CLEM expressions. If a flow can't be reordered, you may be able to change node options or CLEM expressions or otherwise recast the way the operation is performed, so that it no longer inhibits SQL generation. Derive, Select, and similar nodes can commonly be rendered into SQL, provided that all of the CLEM expression operators have SQL equivalents. Most operators can be rendered, but there are a number of operators that inhibit SQL generation (in particular, the sequence functions [“@ functions”]). Sometimes generation is halted because the generated query has become too complex for the database to handle. See CLEM expressions and operators supporting SQL pushback for more information.

Multiple input nodes. Where a flow has multiple data import nodes, SQL generation is applied to each import branch independently. If generation is halted on one branch, it can continue on another. Where two branches merge (and both branches can be expressed in SQL up to the merge), the merge itself can often be replaced with a database join, and generation can be continued downstream.

Scoring models. In-database scoring is supported for some models by rendering the generated model into SQL. However, some models generate extremely complex SQL expressions that aren't always evaluated effectively within the database. For this reason, SQL generation must be enabled separately for each generated model nugget. If you find that a model nugget is inhibiting SQL generation, open the model nugget's settings and select Generate SQL for this model (with some models, you may have additional options controlling generation). Run tests to confirm that the option is beneficial for your application. See Nodes supporting SQL pushback for more information.

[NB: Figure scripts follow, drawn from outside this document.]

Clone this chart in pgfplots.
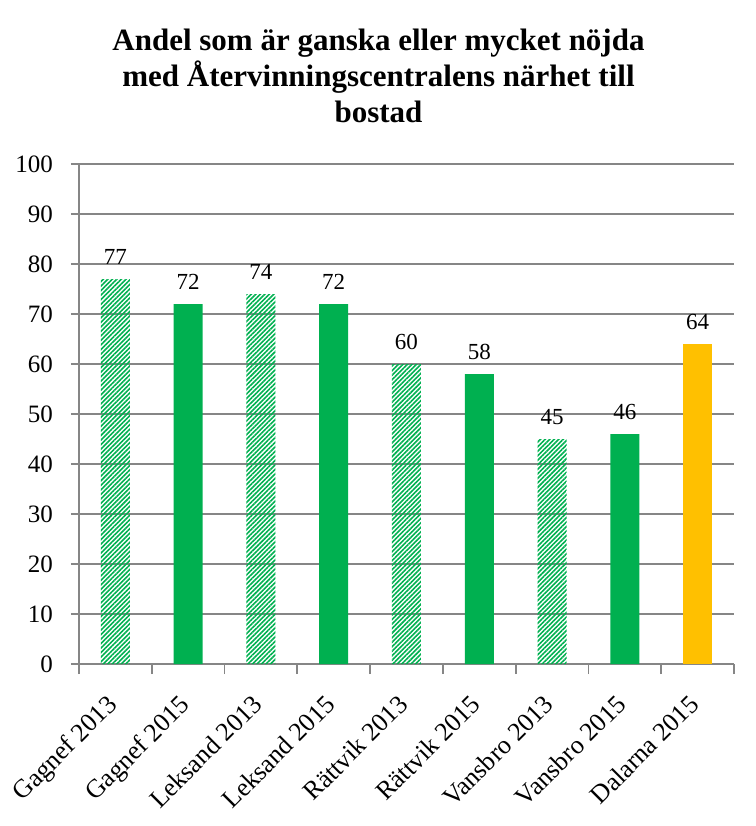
\documentclass[border=0pt]{standalone}
\usepackage{fontspec}
\setmainfont{Liberation Serif}
\usepackage{pgfplots}
\pgfplotsset{compat=1.18}
\usetikzlibrary{patterns.meta}
\definecolor{bargreen}{RGB}{0,176,80}
\definecolor{barorange}{RGB}{255,192,0}
\definecolor{gridgray}{RGB}{134,134,134}
\begin{document}
\begin{tikzpicture}
\useasboundingbox (-39.5pt,-81pt) rectangle (338.5pt,332pt);
\begin{axis}[
  scale only axis,
  width=327.5pt, height=250pt,
  ymin=0, ymax=100, ytick={0,10,...,100},
  xmin=-0.5, xmax=8.5,
  xtick={0,...,8},
  xticklabels={Gagnef 2013,Gagnef 2015,Leksand 2013,Leksand 2015,Rättvik 2013,Rättvik 2015,Vansbro 2013,Vansbro 2015,Dalarna 2015},
  minor xtick={-0.5,0.5,...,8.5},
  major x tick style={draw=none},
  axis x line*=bottom, axis y line*=left,
  axis line style={gridgray, line width=0.9pt, -},
  tick style={gridgray, line width=0.9pt},
  tick align=outside,
  major tick length=4pt, minor tick length=5pt,
  ymajorgrids, grid style={gridgray, line width=0.9pt},
  x tick label style={xshift=-5pt, yshift=-9pt, rotate=45, anchor=north east, font=\fontsize{13}{15}\selectfont, inner sep=1pt},
  y tick label style={font=\fontsize{12.5}{14}\selectfont, xshift=-5.5pt},
  /pgf/number format/assume math mode=true,
  ybar, bar width=14.5pt, bar shift=0pt,
  nodes near coords,
  every node near coord/.append style={font=\fontsize{11.5}{13}\selectfont, yshift=3.5pt},
  title={Andel som är ganska eller mycket nöjda\\med Återvinningscentralens närhet till\\bostad},
  title style={align=center, font=\bfseries\fontsize{15.5}{18}\selectfont, xshift=-14pt, yshift=11pt},
]
\addplot[draw=none, pattern={Lines[angle=45,distance=1.6pt,line width=0.8pt]}, pattern color=bargreen]
  coordinates {(0,77) (2,74) (4,60) (6,45)};
\addplot[draw=none, fill=bargreen]
  coordinates {(1,72) (3,72) (5,58) (7,46)};
\addplot[draw=none, fill=barorange]
  coordinates {(8,64)};
\end{axis}
\end{tikzpicture}
\end{document}
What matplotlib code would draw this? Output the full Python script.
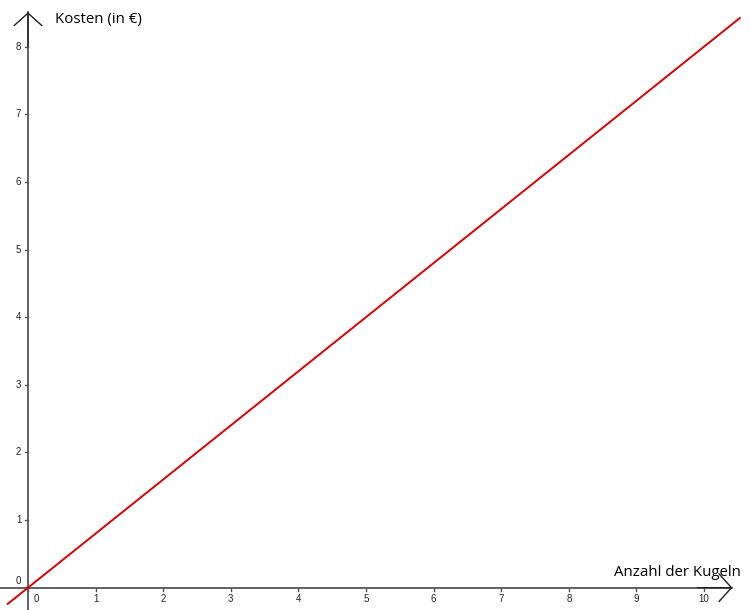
import matplotlib
matplotlib.use('Agg')
import matplotlib.pyplot as plt
import numpy as np

# data: cost function y = 0.8 * x
x_line = [-0.3, 10.53]
slope = 0.8
y_line = [slope * v for v in x_line]

x_ticks = [0, 1, 2, 3, 4, 5, 6, 7, 8, 9, 10]
y_ticks = [0, 1, 2, 3, 4, 5, 6, 7, 8]
x_label = 'Anzahl der Kugeln'
y_label = 'Kosten (in €)'

axis_col = '#555555'

fig = plt.figure(figsize=(7.5, 6.1), dpi=100)
ax = fig.add_axes([0, 0, 1, 1])
ax.set_xlim(-0.414, 10.68)
ax.set_ylim(-0.33, 8.69)
ax.axis('off')

# axes lines
ax.plot([-0.414, 10.42], [0, 0], color=axis_col, lw=1.3, zorder=2)
ax.plot([0, 0], [-0.33, 8.51], color=axis_col, lw=1.3, zorder=2)
# open arrow heads
arrow_style = '->,head_length=0.9,head_width=1.0'
ax.annotate('', xy=(10.42, 0), xytext=(9.9, 0),
            arrowprops=dict(arrowstyle=arrow_style,
                            color='#222222', lw=1.0, shrinkA=0, shrinkB=0))
ax.annotate('', xy=(0, 8.51), xytext=(0, 8.0),
            arrowprops=dict(arrowstyle=arrow_style,
                            color='#222222', lw=1.0, shrinkA=0, shrinkB=0))

# tick marks and labels
for t in x_ticks:
    ax.plot([t, t], [0, -0.05], color=axis_col, lw=1)
    xo = 0.12 if t == 0 else 0
    ax.text(t + xo, -0.09, str(t), ha='center', va='top', fontsize=7,
            family='Liberation Sans', color='#222222')
for t in y_ticks:
    ax.plot([0, -0.05], [t, t], color=axis_col, lw=1)
    yo = 0.1 if t == 0 else 0
    ax.text(-0.1, t + yo, str(t), ha='right', va='center', fontsize=7,
            family='Liberation Sans', color='#222222')

# line
ax.plot(x_line, y_line, color='#dd0000', lw=1.4, zorder=3)

ax.text(0.4, 8.4, y_label, fontsize=10.8, family='Open Sans', va='center', ha='left')
ax.text(10.55, 0.22, x_label, fontsize=10.8, family='Open Sans', va='center', ha='right')

fig.savefig('out.png', dpi=100)
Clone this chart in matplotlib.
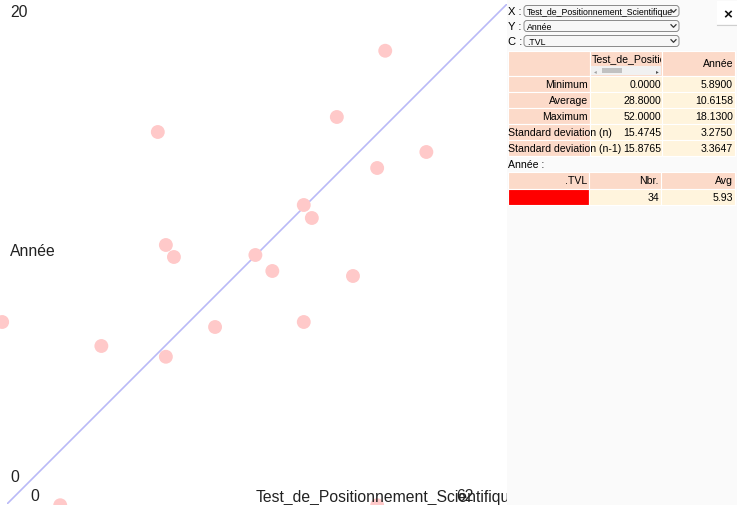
import matplotlib
matplotlib.use('Agg')
import matplotlib.pyplot as plt
from matplotlib.patches import Rectangle, FancyBboxPatch

# donnees du nuage de points
x_vals = [46.9, 18.7, 40.9, 52.0, 45.9, 36.8, 37.8, 19.7, 20.7, 30.8,
          32.9, 42.9, -0.6, 36.8, 25.8, 11.7, 19.7, 6.6, 45.9]
y_vals = [18.13, 14.88, 15.48, 14.08, 13.44, 11.96, 11.44, 10.36, 9.88, 9.96,
          9.32, 9.12, 7.28, 7.28, 7.08, 6.32, 5.89, -0.05, -0.05]

x_name = 'Test_de_Positionnement_Scientifique'
y_name = 'Année'
c_name = '.TVL'
x_range = [0, 62]
y_range = [0, 20]

stat_names = ['Minimum', 'Average', 'Maximum', 'Standard deviation (n)', 'Standard deviation (n-1)']
stat_x = [0.0, 28.8, 52.0, 15.4745, 15.8765]
stat_y = [5.89, 10.6158, 18.13, 3.2750, 3.3647]

group_count = [34]
group_avg = [5.93]
group_color = ['#ff0000']

W, H = 737, 506
plt.rcParams['font.family'] = ['Liberation Sans', 'DejaVu Sans']

fig = plt.figure(figsize=(W / 100, H / 100), dpi=100)

# zone du graphe : 500x500 px
ax = fig.add_axes([7 / W, 1 - 505 / H, 500 / W, 500 / H])
ax.set_xlim(x_range)
ax.set_ylim(y_range)
ax.axis('off')
ax.plot(x_range, y_range, color='#b9b9f7', lw=1.2, zorder=1)
ax.scatter(x_vals, y_vals, s=100, color='#ffc9c9', edgecolors='none', zorder=2, clip_on=False)

# calque en pixels pour les textes et le panneau
ov = fig.add_axes([0, 0, 1, 1])
ov.set_xlim(0, W)
ov.set_ylim(H, 0)
ov.axis('off')
ov.patch.set_alpha(0)

lab = dict(fontsize=11.3, color='#222222', va='center', zorder=3)
ov.text(10, 12, str(y_range[1]), ha='left', **lab)
ov.text(10, 252, y_name, ha='left', **lab)
ov.text(10, 478, str(y_range[0]), ha='left', **lab)
ov.text(30, 497, str(x_range[0]), ha='left', **lab)
ov.text(256, 497, x_name, ha='left', **lab)
ov.text(456, 497, str(x_range[1]), ha='left', **lab)

# panneau de droite
ov.add_patch(Rectangle((507, 0), W - 507, H, facecolor='#fafafa', edgecolor='none', zorder=5))
ov.add_patch(Rectangle((717, 2), 20, 23, facecolor='white', edgecolor='none', zorder=6))
ov.plot([717, 737], [25.5, 25.5], color='#cfcfcf', lw=0.8, zorder=7)
ov.text(728, 15, '×', fontsize=11, fontweight='bold', ha='center', va='center', color='#111111', zorder=7)

fs = 7.6
salmon = '#fcdac9'
cream = '#fff4dd'

for lbl, val, yc in [('X :', x_name, 12), ('Y :', y_name, 27), ('C :', c_name, 42)]:
    ov.text(508, yc, lbl, fontsize=fs + 0.4, ha='left', va='center', zorder=7)
    ov.add_patch(FancyBboxPatch((524, yc - 5.5), 155, 11, boxstyle='round,pad=0,rounding_size=3',
                                facecolor='#f7f7f7', edgecolor='#8a8a8a', lw=0.7, zorder=6))
    ov.text(527, yc, val, fontsize=6.3, ha='left', va='center', zorder=7)
    ov.plot([671, 673.5, 676], [yc - 1.3, yc + 1.3, yc - 1.3], color='#333333', lw=0.9, zorder=7)


def cell(x0, x1, y0, y1, color):
    ov.add_patch(Rectangle((x0, y0), x1 - x0, y1 - y0, facecolor=color,
                           edgecolor='white', lw=0.8, zorder=6))


# tableau des statistiques
cols = [508, 590, 662, 735]
rows = [52, 77, 93, 109, 125, 141, 157]
cell(cols[0], cols[1], rows[0], rows[1], salmon)
cell(cols[1], cols[2], rows[0], rows[1], salmon)
cell(cols[2], cols[3], rows[0], rows[1], salmon)
head = ov.text(592, 60, x_name, fontsize=fs, ha='left', va='center', zorder=7)
head.set_clip_on(True)
head.set_clip_path(Rectangle((591, 52), 70, 25, transform=ov.transData))
# petite barre de defilement sous l'en-tete
ov.add_patch(Rectangle((591, 67), 70, 9, facecolor='#f1f1f1', edgecolor='none', zorder=7))
ov.add_patch(Rectangle((602, 69), 20, 5, facecolor='#c1c1c1', edgecolor='none', zorder=8))
ov.text(595, 71.5, '◂', fontsize=4, color='#a0a0a0', ha='center', va='center', zorder=8)
ov.text(657, 71.5, '▸', fontsize=4, color='#505050', ha='center', va='center', zorder=8)
ov.text(733, 64, y_name, fontsize=fs, ha='right', va='center', zorder=7)

for i, name in enumerate(stat_names):
    y0, y1 = rows[i + 1], rows[i + 2]
    cell(cols[0], cols[1], y0, y1, salmon)
    cell(cols[1], cols[2], y0, y1, cream)
    cell(cols[2], cols[3], y0, y1, cream)
    yc = (y0 + y1) / 2
    if len(name) > 10:
        ov.text(508, yc, name, fontsize=fs, ha='left', va='center', zorder=8)
    else:
        ov.text(588, yc, name, fontsize=fs, ha='right', va='center', zorder=8)
    ov.text(661, yc, '{:.4f}'.format(stat_x[i]), fontsize=fs, ha='right', va='center', zorder=8)
    ov.text(733, yc, '{:.4f}'.format(stat_y[i]), fontsize=fs, ha='right', va='center', zorder=8)

ov.text(508, 165, y_name + ' :', fontsize=fs, ha='left', va='center', zorder=7)

# tableau par groupe
cols2 = [508, 589, 661, 735]
rows2 = [173, 189.5, 206]
for j in range(3):
    cell(cols2[j], cols2[j + 1], rows2[0], rows2[1], salmon)
ov.text(587, 181, c_name, fontsize=fs, ha='right', va='center', zorder=7)
ov.text(659, 181, 'Nbr.', fontsize=fs, ha='right', va='center', zorder=7)
ov.text(733, 181, 'Avg', fontsize=fs, ha='right', va='center', zorder=7)
for k in range(len(group_count)):
    y0, y1 = rows2[k + 1], rows2[k + 1] + 16.5
    cell(cols2[0], cols2[1], y0, y1, group_color[k])
    cell(cols2[1], cols2[2], y0, y1, cream)
    cell(cols2[2], cols2[3], y0, y1, cream)
    yc = (y0 + y1) / 2
    ov.text(659, yc, str(group_count[k]), fontsize=fs, ha='right', va='center', zorder=7)
    ov.text(733, yc, '{:.2f}'.format(group_avg[k]), fontsize=fs, ha='right', va='center', zorder=7)

fig.savefig('out.png', dpi=100)
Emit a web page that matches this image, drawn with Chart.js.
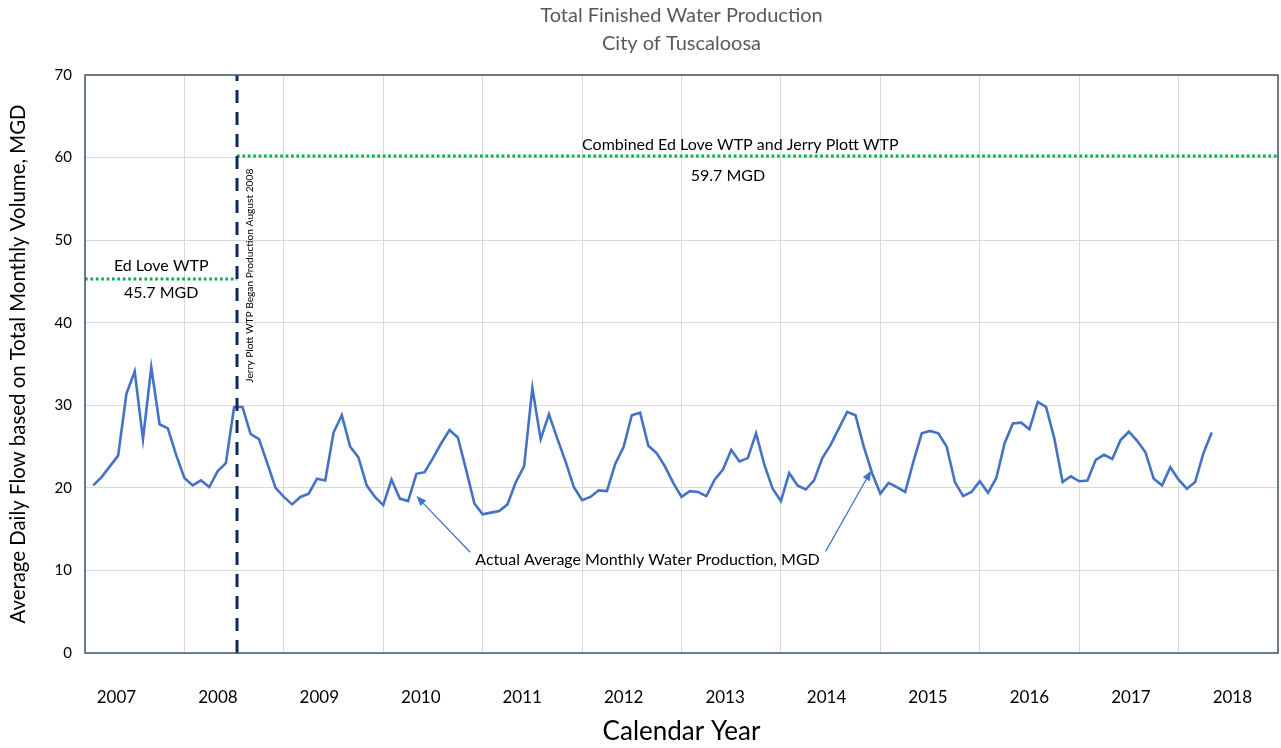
<!DOCTYPE html>
<html>
<head>
<meta charset="utf-8">
<title>Total Finished Water Production</title>
<script src="https://cdn.jsdelivr.net/npm/chart.js@4.4.1/dist/chart.umd.min.js"></script>
<style>
  html, body { margin: 0; padding: 0; background: #fff; }
  #wrap { width: 1281px; height: 748px; }
</style>
</head>
<body>
<div id="wrap"><canvas id="chart"></canvas></div>
<script>
// monthly average production, MGD (first point = first month of 2007)
const production = [
  20.3, 21.3, 22.6, 23.9, 31.4, 34.1, 25.9, 34.6, 27.7, 27.2, 24.0, 21.2,
  20.3, 20.9, 20.1, 22.0, 23.0, 29.8, 29.8, 26.5, 25.9, 23.0, 20.0, 18.9,
  18.0, 18.9, 19.3, 21.1, 20.9, 26.7, 28.8, 25.0, 23.7, 20.3, 18.9, 17.9,
  21.0, 18.7, 18.4, 21.7, 21.9, 23.6, 25.4, 27.0, 26.1, 22.2, 18.1, 16.8,
  17.0, 17.2, 18.0, 20.7, 22.6, 32.1, 25.9, 28.9, 26.0, 23.2, 20.1, 18.5,
  18.9, 19.7, 19.6, 22.9, 24.9, 28.8, 29.1, 25.1, 24.2, 22.6, 20.6, 18.9,
  19.6, 19.5, 19.0, 21.0, 22.2, 24.6, 23.2, 23.6, 26.6, 22.8, 19.9, 18.4,
  21.8, 20.3, 19.8, 20.9, 23.6, 25.2, 27.2, 29.2, 28.8, 25.0, 21.8, 19.3,
  20.6, 20.1, 19.5, 23.2, 26.6, 26.9, 26.6, 25.0, 20.7, 19.0, 19.5, 20.8,
  19.4, 21.2, 25.4, 27.8, 27.9, 27.1, 30.4, 29.8, 26.0, 20.7, 21.4, 20.8,
  20.9, 23.4, 24.0, 23.5, 25.8, 26.8, 25.7, 24.3, 21.1, 20.3, 22.5, 21.0,
  19.9, 20.7, 24.2, 26.7
];
const years = [2007, 2008, 2009, 2010, 2011, 2012, 2013, 2014, 2015, 2016, 2017, 2018];
const yTicks = [0, 10, 20, 30, 40, 50, 60, 70];

// plant capacity lines (value where drawn) and start of Jerry Plott (month index)
const edLoveCapacity = 45.3;
const combinedCapacity = 60.2;
const jerryPlottStart = 17.35;
const monthMin = -1, monthMax = 143;

const FONT = 'Lato, "Open Sans", sans-serif';
const BLUE = '#4472C4';
const GREEN = '#00B050';
const NAVY = '#10295A';

// text notes, placed in data units (month index, MGD)
const notes = [
  { text: 'Ed Love WTP', x: 8.2, y: 46.9 },
  { text: '45.7 MGD', x: 8.2, y: 43.6 },
  { text: 'Combined Ed Love WTP and Jerry Plott WTP', x: 78.1, y: 61.6 },
  { text: '59.7 MGD', x: 76.6, y: 57.8 },
  { text: 'Actual Average Monthly Water Production, MGD', x: 66.9, y: 11.3 }
];
const arrows = [
  { from: [45.5, 12.2], to: [39.0, 19.0] },
  { from: [88.4, 12.3], to: [93.9, 22.1] }
];

const annotate = {
  id: 'annotate',
  afterDatasetsDraw(chart) {
    const { ctx, scales: { x, y }, chartArea } = chart;
    ctx.save();
    ctx.fillStyle = '#000';
    ctx.font = '16px ' + FONT;
    ctx.textAlign = 'center';
    ctx.textBaseline = 'middle';
    notes.forEach(n => ctx.fillText(n.text, x.getPixelForValue(n.x), y.getPixelForValue(n.y)));

    // rotated note beside the start line
    ctx.save();
    ctx.translate(x.getPixelForValue(jerryPlottStart) + 13, y.getPixelForValue(45.7));
    ctx.rotate(-Math.PI / 2);
    ctx.font = '10.2px ' + FONT;
    ctx.fillText('Jerry Plott WTP Began Production August 2008', 0, 0);
    ctx.restore();

    ctx.strokeStyle = BLUE;
    ctx.fillStyle = BLUE;
    ctx.lineWidth = 1.3;
    arrows.forEach(a => {
      const x0 = x.getPixelForValue(a.from[0]), y0 = y.getPixelForValue(a.from[1]);
      const x1 = x.getPixelForValue(a.to[0]), y1 = y.getPixelForValue(a.to[1]);
      const ang = Math.atan2(y1 - y0, x1 - x0);
      const len = 10, half = 4;
      const bx = x1 - len * Math.cos(ang), by = y1 - len * Math.sin(ang);
      ctx.beginPath();
      ctx.moveTo(x0, y0);
      ctx.lineTo(bx, by);
      ctx.stroke();
      ctx.beginPath();
      ctx.moveTo(x1, y1);
      ctx.lineTo(bx + half * Math.sin(ang), by - half * Math.cos(ang));
      ctx.lineTo(bx - half * Math.sin(ang), by + half * Math.cos(ang));
      ctx.closePath();
      ctx.fill();
    });

    // plot frame
    ctx.strokeStyle = '#44546A';
    ctx.lineWidth = 1.5;
    ctx.strokeRect(chartArea.left, chartArea.top, chartArea.right - chartArea.left, chartArea.bottom - chartArea.top);
    ctx.restore();
  }
};

const ctx = document.getElementById('chart').getContext('2d');
new Chart(ctx, {
  type: 'line',
  data: {
    datasets: [
      {
        label: 'Jerry Plott start',
        data: [{ x: jerryPlottStart, y: 0 }, { x: jerryPlottStart, y: 70 }],
        borderColor: NAVY,
        borderWidth: 3,
        borderDash: [13, 9],
        pointRadius: 0,
        order: 0
      },
      {
        label: 'Actual Average Monthly Water Production, MGD',
        data: production.map((v, i) => ({ x: i, y: v })),
        borderColor: BLUE,
        borderWidth: 2.6,
        pointRadius: 0,
        tension: 0,
        order: 1
      },
      {
        label: 'Ed Love WTP',
        data: [{ x: monthMin, y: edLoveCapacity }, { x: jerryPlottStart, y: edLoveCapacity }],
        borderColor: GREEN,
        borderWidth: 3,
        borderDash: [2.7, 2.7],
        pointRadius: 0,
        order: 2
      },
      {
        label: 'Combined',
        data: [{ x: jerryPlottStart, y: combinedCapacity }, { x: monthMax, y: combinedCapacity }],
        borderColor: GREEN,
        borderWidth: 3,
        borderDash: [2.7, 2.7],
        pointRadius: 0,
        order: 2
      }
    ]
  },
  options: {
    responsive: true,
    maintainAspectRatio: false,
    animation: false,
    layout: { padding: { left: 0, right: 3, top: 0, bottom: 0 } },
    plugins: {
      legend: { display: false },
      tooltip: { enabled: false },
      title: {
        display: true,
        fullSize: false,
        text: ['Total Finished Water Production', 'City of Tuscaloosa'],
        color: '#595959',
        font: { family: FONT, size: 20, weight: 'normal', lineHeight: 1.4 },
        padding: { top: 2, bottom: 17 }
      }
    },
    scales: {
      x: {
        type: 'linear',
        min: monthMin,
        max: monthMax,
        afterBuildTicks: s => { s.ticks = years.map((_, k) => ({ value: monthMin + 12 * k })).concat([{ value: monthMax }]); },
        afterFit: s => { s.height = 0; },
        ticks: { display: false },
        grid: { color: '#D9D9D9', lineWidth: 1, drawTicks: false },
        border: { display: false }
      },
      yr: {
        type: 'linear',
        position: 'bottom',
        min: 2006.69,
        max: 2018.45,
        afterBuildTicks: s => { s.ticks = years.map(v => ({ value: v })); },
        afterFit: s => { s.height = 95; },
        ticks: {
          color: '#000',
          padding: 26,
          maxRotation: 0,
          autoSkip: false,
          font: { family: FONT, size: 17 },
          callback: v => String(v)
        },
        grid: { display: false },
        border: { display: false },
        title: {
          display: true,
          text: 'Calendar Year',
          color: '#000',
          font: { family: FONT, size: 26 },
          padding: { top: 0, bottom: 1 }
        }
      },
      y: {
        min: 0,
        max: 70,
        afterBuildTicks: s => { s.ticks = yTicks.map(v => ({ value: v })); },
        afterFit: s => { s.width = 85; },
        ticks: {
          color: '#000',
          padding: 13,
          font: { family: FONT, size: 15 }
        },
        grid: { color: '#D9D9D9', lineWidth: 1, drawTicks: false },
        border: { display: false },
        title: {
          display: true,
          text: 'Average Daily Flow based on Total Monthly Volume, MGD',
          color: '#000',
          font: { family: FONT, size: 20.4 },
          padding: { top: 6, bottom: 0 }
        }
      }
    }
  },
  plugins: [annotate]
});
</script>
</body>
</html>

When testing modeling nodes to see if SQL generation for models works effectively, we recommend first saving all flows from SPSS Modeler. Note that some database systems may hang while trying to process the (potentially complex) generated SQL.

Database caching. If you are using a node cache to save data at critical points in the flow (for example, following a Merge or Aggregate node), make sure that database caching is enabled along with SQL optimization. This will allow data to be cached to a temporary table in the database (rather than the file system) in most cases.

Vendor-specific SQL. Most of the generated SQL is standards-conforming (SQL-92), but some nonstandard, vendor-specific features are exploited where practical. The degree of SQL optimization can vary, depending on the database source.